- _WORK INSTRUCTIONS_: Present the data once more in exactly its original form.

== == ==

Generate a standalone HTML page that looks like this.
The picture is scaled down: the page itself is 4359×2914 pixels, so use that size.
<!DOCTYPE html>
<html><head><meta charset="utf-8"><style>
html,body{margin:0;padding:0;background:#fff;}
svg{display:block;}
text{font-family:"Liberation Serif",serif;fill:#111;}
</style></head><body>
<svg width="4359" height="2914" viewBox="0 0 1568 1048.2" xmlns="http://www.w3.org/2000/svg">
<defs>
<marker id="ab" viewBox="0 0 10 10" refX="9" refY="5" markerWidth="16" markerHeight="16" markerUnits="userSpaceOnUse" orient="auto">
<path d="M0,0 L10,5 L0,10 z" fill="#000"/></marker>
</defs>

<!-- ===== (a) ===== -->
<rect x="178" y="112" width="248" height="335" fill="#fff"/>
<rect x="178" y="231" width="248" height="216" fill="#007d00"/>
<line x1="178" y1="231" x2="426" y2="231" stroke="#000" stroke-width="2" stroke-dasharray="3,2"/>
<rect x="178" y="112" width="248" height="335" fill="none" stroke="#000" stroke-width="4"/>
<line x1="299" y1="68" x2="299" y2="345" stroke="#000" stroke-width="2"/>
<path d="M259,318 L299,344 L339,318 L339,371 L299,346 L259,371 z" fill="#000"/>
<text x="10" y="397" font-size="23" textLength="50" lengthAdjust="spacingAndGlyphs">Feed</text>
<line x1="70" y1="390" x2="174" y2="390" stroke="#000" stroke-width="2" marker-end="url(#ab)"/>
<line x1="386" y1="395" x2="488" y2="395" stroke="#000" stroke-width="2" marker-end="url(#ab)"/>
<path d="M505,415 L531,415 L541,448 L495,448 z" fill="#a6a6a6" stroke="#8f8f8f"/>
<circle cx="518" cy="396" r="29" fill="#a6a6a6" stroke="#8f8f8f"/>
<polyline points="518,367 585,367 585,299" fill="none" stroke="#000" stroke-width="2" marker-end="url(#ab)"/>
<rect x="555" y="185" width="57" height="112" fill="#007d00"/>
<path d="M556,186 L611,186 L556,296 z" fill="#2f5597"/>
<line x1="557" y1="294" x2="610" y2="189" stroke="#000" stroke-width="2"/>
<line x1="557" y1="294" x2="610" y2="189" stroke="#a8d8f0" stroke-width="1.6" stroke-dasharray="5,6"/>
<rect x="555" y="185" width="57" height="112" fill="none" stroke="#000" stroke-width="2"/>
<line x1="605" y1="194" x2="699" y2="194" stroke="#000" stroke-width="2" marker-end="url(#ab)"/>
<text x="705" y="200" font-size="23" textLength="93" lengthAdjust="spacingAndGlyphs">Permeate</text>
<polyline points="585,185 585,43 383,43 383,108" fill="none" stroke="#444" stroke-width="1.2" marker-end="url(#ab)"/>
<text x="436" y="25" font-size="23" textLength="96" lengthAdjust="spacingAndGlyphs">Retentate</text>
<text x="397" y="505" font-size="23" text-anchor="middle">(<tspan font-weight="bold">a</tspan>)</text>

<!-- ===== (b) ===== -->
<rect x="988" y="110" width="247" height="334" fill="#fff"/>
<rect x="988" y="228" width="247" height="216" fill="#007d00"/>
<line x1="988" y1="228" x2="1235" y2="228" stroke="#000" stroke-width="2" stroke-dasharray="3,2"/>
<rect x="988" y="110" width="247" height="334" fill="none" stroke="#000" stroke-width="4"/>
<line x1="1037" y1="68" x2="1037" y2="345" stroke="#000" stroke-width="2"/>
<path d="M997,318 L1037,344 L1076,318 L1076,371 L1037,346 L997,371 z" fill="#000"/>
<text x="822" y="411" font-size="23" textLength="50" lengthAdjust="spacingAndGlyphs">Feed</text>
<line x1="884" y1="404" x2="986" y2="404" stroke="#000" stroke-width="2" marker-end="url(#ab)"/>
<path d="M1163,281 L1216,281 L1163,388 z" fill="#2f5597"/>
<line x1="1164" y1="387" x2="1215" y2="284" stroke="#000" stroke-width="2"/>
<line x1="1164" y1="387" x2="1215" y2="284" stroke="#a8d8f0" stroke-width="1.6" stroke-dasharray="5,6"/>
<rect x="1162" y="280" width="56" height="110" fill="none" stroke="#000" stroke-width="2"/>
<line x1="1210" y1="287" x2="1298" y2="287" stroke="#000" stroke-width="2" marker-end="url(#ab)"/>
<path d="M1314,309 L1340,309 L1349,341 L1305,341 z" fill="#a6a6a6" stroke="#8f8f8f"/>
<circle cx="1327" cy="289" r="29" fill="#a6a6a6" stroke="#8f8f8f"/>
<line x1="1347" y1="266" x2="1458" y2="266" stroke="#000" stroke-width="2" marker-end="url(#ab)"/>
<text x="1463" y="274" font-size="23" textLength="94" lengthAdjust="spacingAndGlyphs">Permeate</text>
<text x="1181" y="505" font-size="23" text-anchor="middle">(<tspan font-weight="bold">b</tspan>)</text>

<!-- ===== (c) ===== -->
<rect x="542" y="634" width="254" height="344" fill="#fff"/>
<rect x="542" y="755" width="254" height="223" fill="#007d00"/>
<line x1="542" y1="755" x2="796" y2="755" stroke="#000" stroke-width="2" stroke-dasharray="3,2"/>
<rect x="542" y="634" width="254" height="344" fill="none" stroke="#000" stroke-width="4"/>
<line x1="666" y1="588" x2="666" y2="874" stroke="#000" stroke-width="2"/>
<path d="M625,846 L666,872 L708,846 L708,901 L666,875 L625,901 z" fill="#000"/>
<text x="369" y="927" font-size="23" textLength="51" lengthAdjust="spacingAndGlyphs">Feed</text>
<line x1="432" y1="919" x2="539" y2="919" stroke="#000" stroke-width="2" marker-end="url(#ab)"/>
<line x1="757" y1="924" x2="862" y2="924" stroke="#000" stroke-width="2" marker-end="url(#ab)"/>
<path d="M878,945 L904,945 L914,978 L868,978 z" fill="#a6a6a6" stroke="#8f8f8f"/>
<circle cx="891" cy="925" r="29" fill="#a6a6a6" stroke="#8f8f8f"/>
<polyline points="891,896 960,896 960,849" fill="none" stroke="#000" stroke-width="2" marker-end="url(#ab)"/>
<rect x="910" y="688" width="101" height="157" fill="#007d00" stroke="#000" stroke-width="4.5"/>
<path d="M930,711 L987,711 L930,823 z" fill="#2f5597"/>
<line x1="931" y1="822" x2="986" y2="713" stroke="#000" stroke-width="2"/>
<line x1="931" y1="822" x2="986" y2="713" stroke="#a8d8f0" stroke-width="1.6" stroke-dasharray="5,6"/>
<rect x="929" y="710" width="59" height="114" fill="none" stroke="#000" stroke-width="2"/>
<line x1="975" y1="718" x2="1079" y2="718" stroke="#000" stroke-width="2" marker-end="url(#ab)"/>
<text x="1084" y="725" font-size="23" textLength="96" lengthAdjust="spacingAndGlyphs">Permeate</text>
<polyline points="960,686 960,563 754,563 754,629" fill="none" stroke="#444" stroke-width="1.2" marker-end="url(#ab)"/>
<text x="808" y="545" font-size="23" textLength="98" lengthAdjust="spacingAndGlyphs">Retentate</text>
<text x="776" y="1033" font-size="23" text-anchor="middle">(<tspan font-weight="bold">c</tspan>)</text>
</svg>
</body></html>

== == ==

- _THE REPLY_:
Generate a standalone HTML page that looks like this.
The picture is scaled down: the page itself is 4359×2914 pixels, so use that size.
<!DOCTYPE html>
<html><head><meta charset="utf-8"><style>
html,body{margin:0;padding:0;background:#fff;}
svg{display:block;}
text{font-family:"Liberation Serif",serif;fill:#111;}
</style></head><body>
<svg width="4359" height="2914" viewBox="0 0 1568 1048.2" xmlns="http://www.w3.org/2000/svg">
<defs>
<marker id="ab" viewBox="0 0 10 10" refX="9" refY="5" markerWidth="16" markerHeight="16" markerUnits="userSpaceOnUse" orient="auto">
<path d="M0,0 L10,5 L0,10 z" fill="#000"/></marker>
</defs>

<!-- ===== (a) ===== -->
<rect x="178" y="112" width="248" height="335" fill="#fff"/>
<rect x="178" y="231" width="248" height="216" fill="#007d00"/>
<line x1="178" y1="231" x2="426" y2="231" stroke="#000" stroke-width="2" stroke-dasharray="3,2"/>
<rect x="178" y="112" width="248" height="335" fill="none" stroke="#000" stroke-width="4"/>
<line x1="299" y1="68" x2="299" y2="345" stroke="#000" stroke-width="2"/>
<path d="M259,318 L299,344 L339,318 L339,371 L299,346 L259,371 z" fill="#000"/>
<text x="10" y="397" font-size="23" textLength="50" lengthAdjust="spacingAndGlyphs">Feed</text>
<line x1="70" y1="390" x2="174" y2="390" stroke="#000" stroke-width="2" marker-end="url(#ab)"/>
<line x1="386" y1="395" x2="488" y2="395" stroke="#000" stroke-width="2" marker-end="url(#ab)"/>
<path d="M505,415 L531,415 L541,448 L495,448 z" fill="#a6a6a6" stroke="#8f8f8f"/>
<circle cx="518" cy="396" r="29" fill="#a6a6a6" stroke="#8f8f8f"/>
<polyline points="518,367 585,367 585,299" fill="none" stroke="#000" stroke-width="2" marker-end="url(#ab)"/>
<rect x="555" y="185" width="57" height="112" fill="#007d00"/>
<path d="M556,186 L611,186 L556,296 z" fill="#2f5597"/>
<line x1="557" y1="294" x2="610" y2="189" stroke="#000" stroke-width="2"/>
<line x1="557" y1="294" x2="610" y2="189" stroke="#a8d8f0" stroke-width="1.6" stroke-dasharray="5,6"/>
<rect x="555" y="185" width="57" height="112" fill="none" stroke="#000" stroke-width="2"/>
<line x1="605" y1="194" x2="699" y2="194" stroke="#000" stroke-width="2" marker-end="url(#ab)"/>
<text x="705" y="200" font-size="23" textLength="93" lengthAdjust="spacingAndGlyphs">Permeate</text>
<polyline points="585,185 585,43 383,43 383,108" fill="none" stroke="#444" stroke-width="1.2" marker-end="url(#ab)"/>
<text x="436" y="25" font-size="23" textLength="96" lengthAdjust="spacingAndGlyphs">Retentate</text>
<text x="397" y="505" font-size="23" text-anchor="middle">(<tspan font-weight="bold">a</tspan>)</text>

<!-- ===== (b) ===== -->
<rect x="988" y="110" width="247" height="334" fill="#fff"/>
<rect x="988" y="228" width="247" height="216" fill="#007d00"/>
<line x1="988" y1="228" x2="1235" y2="228" stroke="#000" stroke-width="2" stroke-dasharray="3,2"/>
<rect x="988" y="110" width="247" height="334" fill="none" stroke="#000" stroke-width="4"/>
<line x1="1037" y1="68" x2="1037" y2="345" stroke="#000" stroke-width="2"/>
<path d="M997,318 L1037,344 L1076,318 L1076,371 L1037,346 L997,371 z" fill="#000"/>
<text x="822" y="411" font-size="23" textLength="50" lengthAdjust="spacingAndGlyphs">Feed</text>
<line x1="884" y1="404" x2="986" y2="404" stroke="#000" stroke-width="2" marker-end="url(#ab)"/>
<path d="M1163,281 L1216,281 L1163,388 z" fill="#2f5597"/>
<line x1="1164" y1="387" x2="1215" y2="284" stroke="#000" stroke-width="2"/>
<line x1="1164" y1="387" x2="1215" y2="284" stroke="#a8d8f0" stroke-width="1.6" stroke-dasharray="5,6"/>
<rect x="1162" y="280" width="56" height="110" fill="none" stroke="#000" stroke-width="2"/>
<line x1="1210" y1="287" x2="1298" y2="287" stroke="#000" stroke-width="2" marker-end="url(#ab)"/>
<path d="M1314,309 L1340,309 L1349,341 L1305,341 z" fill="#a6a6a6" stroke="#8f8f8f"/>
<circle cx="1327" cy="289" r="29" fill="#a6a6a6" stroke="#8f8f8f"/>
<line x1="1347" y1="266" x2="1458" y2="266" stroke="#000" stroke-width="2" marker-end="url(#ab)"/>
<text x="1463" y="274" font-size="23" textLength="94" lengthAdjust="spacingAndGlyphs">Permeate</text>
<text x="1181" y="505" font-size="23" text-anchor="middle">(<tspan font-weight="bold">b</tspan>)</text>

<!-- ===== (c) ===== -->
<rect x="542" y="634" width="254" height="344" fill="#fff"/>
<rect x="542" y="755" width="254" height="223" fill="#007d00"/>
<line x1="542" y1="755" x2="796" y2="755" stroke="#000" stroke-width="2" stroke-dasharray="3,2"/>
<rect x="542" y="634" width="254" height="344" fill="none" stroke="#000" stroke-width="4"/>
<line x1="666" y1="588" x2="666" y2="874" stroke="#000" stroke-width="2"/>
<path d="M625,846 L666,872 L708,846 L708,901 L666,875 L625,901 z" fill="#000"/>
<text x="369" y="927" font-size="23" textLength="51" lengthAdjust="spacingAndGlyphs">Feed</text>
<line x1="432" y1="919" x2="539" y2="919" stroke="#000" stroke-width="2" marker-end="url(#ab)"/>
<line x1="757" y1="924" x2="862" y2="924" stroke="#000" stroke-width="2" marker-end="url(#ab)"/>
<path d="M878,945 L904,945 L914,978 L868,978 z" fill="#a6a6a6" stroke="#8f8f8f"/>
<circle cx="891" cy="925" r="29" fill="#a6a6a6" stroke="#8f8f8f"/>
<polyline points="891,896 960,896 960,849" fill="none" stroke="#000" stroke-width="2" marker-end="url(#ab)"/>
<rect x="910" y="688" width="101" height="157" fill="#007d00" stroke="#000" stroke-width="4.5"/>
<path d="M930,711 L987,711 L930,823 z" fill="#2f5597"/>
<line x1="931" y1="822" x2="986" y2="713" stroke="#000" stroke-width="2"/>
<line x1="931" y1="822" x2="986" y2="713" stroke="#a8d8f0" stroke-width="1.6" stroke-dasharray="5,6"/>
<rect x="929" y="710" width="59" height="114" fill="none" stroke="#000" stroke-width="2"/>
<line x1="975" y1="718" x2="1079" y2="718" stroke="#000" stroke-width="2" marker-end="url(#ab)"/>
<text x="1084" y="725" font-size="23" textLength="96" lengthAdjust="spacingAndGlyphs">Permeate</text>
<polyline points="960,686 960,563 754,563 754,629" fill="none" stroke="#444" stroke-width="1.2" marker-end="url(#ab)"/>
<text x="808" y="545" font-size="23" textLength="98" lengthAdjust="spacingAndGlyphs">Retentate</text>
<text x="776" y="1033" font-size="23" text-anchor="middle">(<tspan font-weight="bold">c</tspan>)</text>
</svg>
</body></html>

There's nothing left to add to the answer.